Peki, insanlar neden en iyi iletişim aracı olan konuşmaktan vazgeçip susuyorlar?
Türkçemiz çok güzel bir dil. Kelimelerimizin kullanış şekilleri ve eklerle kattığı anlamlar kendi içlerinde de birçok yeni anlamı barındırıyor. Bu derin mana “konuşmak” işteş fiili için de geçerli. İşteş fiilleri belki dilbilgisi derslerinden hatırlarsınız. İşteş fiiller, yüklemde gösterilen işin birden fazla kişi tarafından “birlikte” veya “karşılıklı” olarak yapıldığı anlamını ifade eden fiil çatısıdır.
Yani konuşmak tek taraflı bir eylem değil. Bir taraf konuşurken diğer tarafın susması ve susmaktan daha önemli olarak saygı duyarak gerçekten dinlemesi gerekiyor. Aslında bizler söylediklerimizin dinlenmediğini fark ettiğimiz için susuyoruz. Biz gerçekten karşımıza saygı duyarak susup onu dinliyor muyuz yoksa sıranın bize gelmesini beklediğimiz için susup dinliyor gibi mi yapıyoruz; o da kendi öz eleştiri konumuz.
Neticede; insan konuştuklarının hiçbir noktaya varmadığını gördüğünde konuşmaktan vazgeçiyor. Çünkü anlaşılabilmek için kendini dinletebilmesi gerekiyor. Konu bu noktaya geldiğinde asıl problemin konuşmaktan vazgeçmek değil, aslında “dinlenmemek” olduğu sonucuna varıyorum.
Ve MÖ 400’lerde yaşamış olan Diyojen bizlere kısacık bir cümle ile yolu göstermiş aslında. “Neden iki kulağımıza karşılık bir dilimiz var? Çok dinleyelim az konuşalım diye…”
Birbirini hiç dinlemeyen ya da dinlese de anlamaya çalışmayan insanlar, söylediklerinin asla işe yaramadığı konusunda şikâyet ediyorlar. Ve sonunda konuşmaya çalıştığımız kişi ister iş arkadaşımız, ister hayat arkadaşımız, ister çocuklarımız ya da dostlarımız olsun asla sağlıklı kurulmayan ve bu şekilde kurulamayacak bir iletişimsizliğe sebep oluyor.
Sonunda da susan insanlar ortaya çıkıyor ve insan kendini anlatmaktan vazgeçtiği anda aslında tüm ilişkilerinden de vazgeçmiş oluyor.

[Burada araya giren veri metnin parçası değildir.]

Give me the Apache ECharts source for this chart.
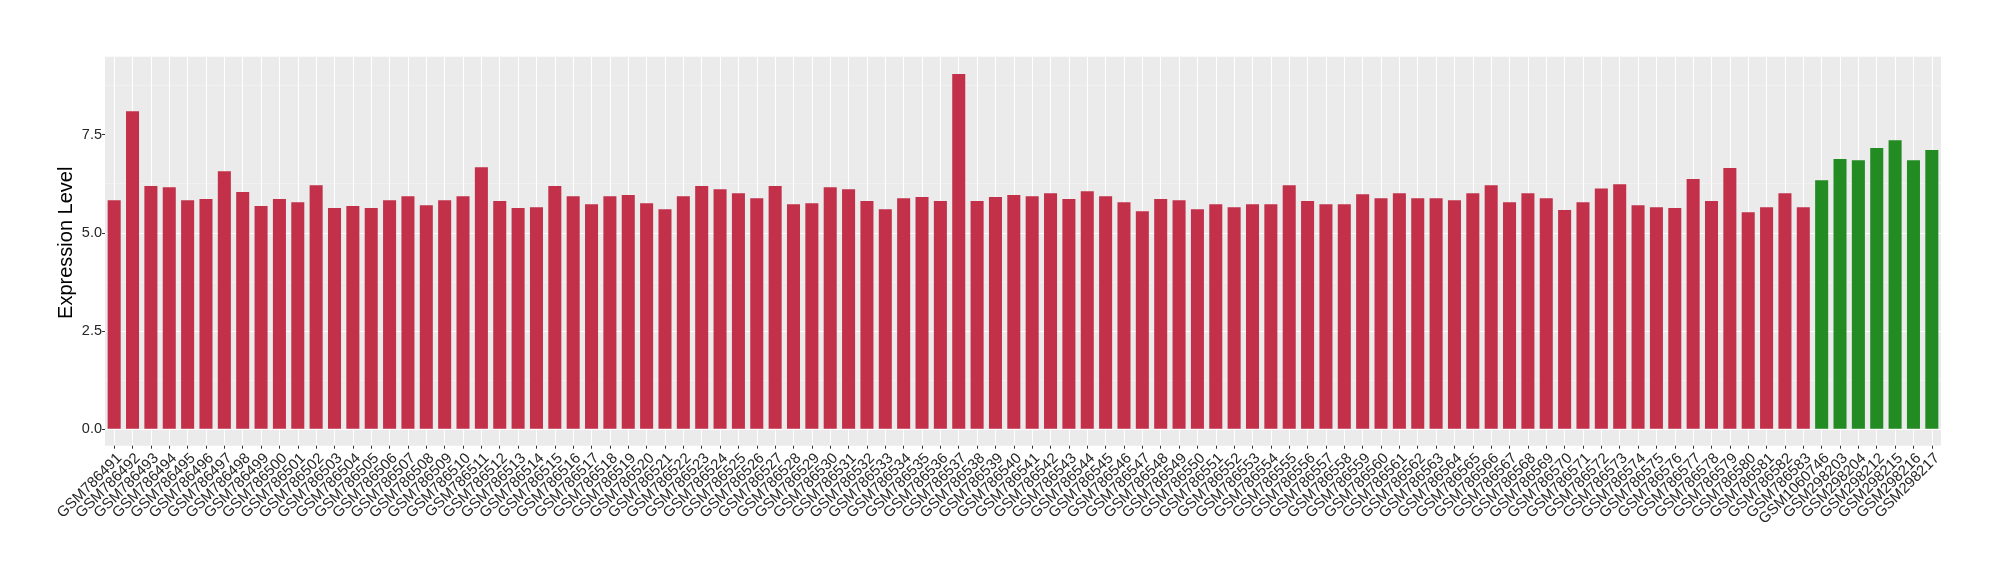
<!DOCTYPE html>
<html>
<head>
<meta charset="utf-8">
<script src="https://cdn.jsdelivr.net/npm/echarts@6/dist/echarts.min.js"></script>
<style>
  html, body { margin: 0; padding: 0; background: #fff; }
  #chart { width: 2000px; height: 580px; }
</style>
</head>
<body>
<div id="chart"></div>
<script>
// sample ids
const redIds = [];
for (let i = 786491; i <= 786583; i++) redIds.push("GSM" + i);
const greenIds = ["GSM1060746", "GSM298203", "GSM298204", "GSM298212", "GSM298215", "GSM298216", "GSM298217"];

// expression values
const redValues = [
  5.83, 8.10, 6.19, 6.16, 5.83, 5.86, 6.57, 6.04, 5.68, 5.86,
  5.78, 6.21, 5.63, 5.68, 5.63, 5.83, 5.93, 5.70, 5.83, 5.93,
  6.67, 5.81, 5.63, 5.65, 6.19, 5.93, 5.73, 5.93, 5.96, 5.75,
  5.60, 5.93, 6.19, 6.11, 6.01, 5.88, 6.19, 5.73, 5.75, 6.16,
  6.11, 5.81, 5.60, 5.88, 5.91, 5.81, 9.05, 5.81, 5.91, 5.96,
  5.93, 6.01, 5.86, 6.06, 5.93, 5.78, 5.55, 5.86, 5.83, 5.60,
  5.73, 5.65, 5.73, 5.73, 6.21, 5.81, 5.73, 5.73, 5.98, 5.88,
  6.01, 5.88, 5.88, 5.83, 6.01, 6.21, 5.78, 6.01, 5.88, 5.58,
  5.78, 6.13, 6.24, 5.70, 5.65, 5.63, 6.37, 5.81, 6.65, 5.52,
  5.65, 6.01, 5.65
];
const greenValues = [6.34, 6.88, 6.85, 7.16, 7.36, 6.85, 7.11];

// y axis ticks
const yTicks = [0, 2.5, 5, 7.5];

const RED = "#C3304A";
const GREEN = "#228B22";
const FONT = "Liberation Sans";

const categories = redIds.concat(greenIds);
const barData = redValues.map(v => ({ value: v, itemStyle: { color: RED } }))
  .concat(greenValues.map(v => ({ value: v, itemStyle: { color: GREEN } })));

const myChart = echarts.init(document.getElementById("chart"));
myChart.setOption({
  animation: false,
  grid: [
    {
      // panel (background, vertical grid, x labels)
      left: 105, right: 59, top: 56.7, bottom: 134.3,
      show: true, backgroundColor: "#EBEBEB", borderWidth: 0
    },
    {
      // data area, starts at 0
      left: 105, right: 59, top: 56.7, bottom: 151.2
    }
  ],
  xAxis: [
    {
      type: "category",
      gridIndex: 0,
      data: categories,
      axisLine: { show: false },
      axisTick: { show: true, alignWithLabel: true, length: 3, lineStyle: { color: "#333", width: 1 } },
      axisLabel: {
        interval: 0, rotate: 45, margin: 5, verticalAlign: "top",
        fontFamily: FONT, fontSize: 15, color: "#262626"
      },
      splitLine: { show: true, alignWithLabel: true, lineStyle: { color: "#fff", width: 1.1 } }
    },
    {
      type: "category",
      gridIndex: 1,
      data: categories,
      show: false
    }
  ],
  yAxis: [
    { type: "value", gridIndex: 0, min: 0, max: 1, show: false },
    {
      type: "value",
      gridIndex: 1,
      min: 0, max: 9.49, interval: 2.5,
      name: "Expression Level",
      nameLocation: "middle",
      nameGap: 29,
      nameMoveOverlap: false,
      nameTextStyle: { fontFamily: FONT, fontSize: 20, color: "#000" },
      axisLine: { show: false },
      axisTick: { show: true, length: 3, customValues: yTicks, lineStyle: { color: "#333", width: 1 } },
      axisLabel: {
        customValues: yTicks, margin: 3,
        fontFamily: FONT, fontSize: 14.5, color: "#262626",
        formatter: v => v.toFixed(1)
      },
      splitLine: { show: true, showMaxLine: false, lineStyle: { color: "#fff", width: 1.2 } },
      minorTick: { show: false, splitNumber: 2 },
      minorSplitLine: { show: true, lineStyle: { color: "#F5F5F5", width: 0.6 } }
    }
  ],
  series: [
    {
      type: "bar",
      xAxisIndex: 1,
      yAxisIndex: 1,
      barWidth: "71%",
      data: barData
    }
  ]
});
</script>
</body>
</html>
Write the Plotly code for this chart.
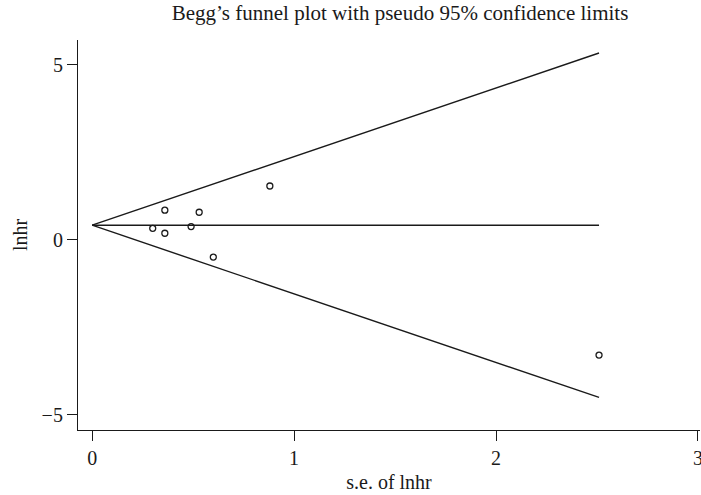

“Ne gerek var konuşmaya, kendimizi yormaya… Böyle de yaşayıp gidiyoruz işte.” denebilir. Ama anlatamamak, anlamamak ve anlaşılamamaktan dolayı içimizde büyüyen yalnızlığımız ve bu durumun ruhumuzda açtığı yaralar bir gün gelip elbet bambaşka noktalarda bizi hasta edecektir. Bastırılmış tüm duygular, kişinin kendi doğruları, ihtiyaçları ve beklentileri zaman içinde gerçek hastalıklara dönüşür.
Kimi zaman da sustuğumuzda, suskunluğumuzda birilerinin bizi anlamasını umut ederiz. Ama ne yazık ki böyle bir hassasiyet var olsa bile, kalabalık dünyasında kişi buna odaklanamayabilir. Bu noktada anlatmaya ve anlamaya çalışmaktan vazgeçmek, ya da değer verdiğimiz insanları kaybetmek istemiyorsak biraz soluk alıp gerçekten dinlemeye çalışmak arasında kalıyoruz.
Unutulmaması gereken ise karşımızdaki kim olursa olsun eğer sadece kendimizi dinletmeye çalışıyor ve dinlemek anlamak için çaba harcamıyorsak bir yerde tıkanacağımız kaçınılmaz bir gerçektir.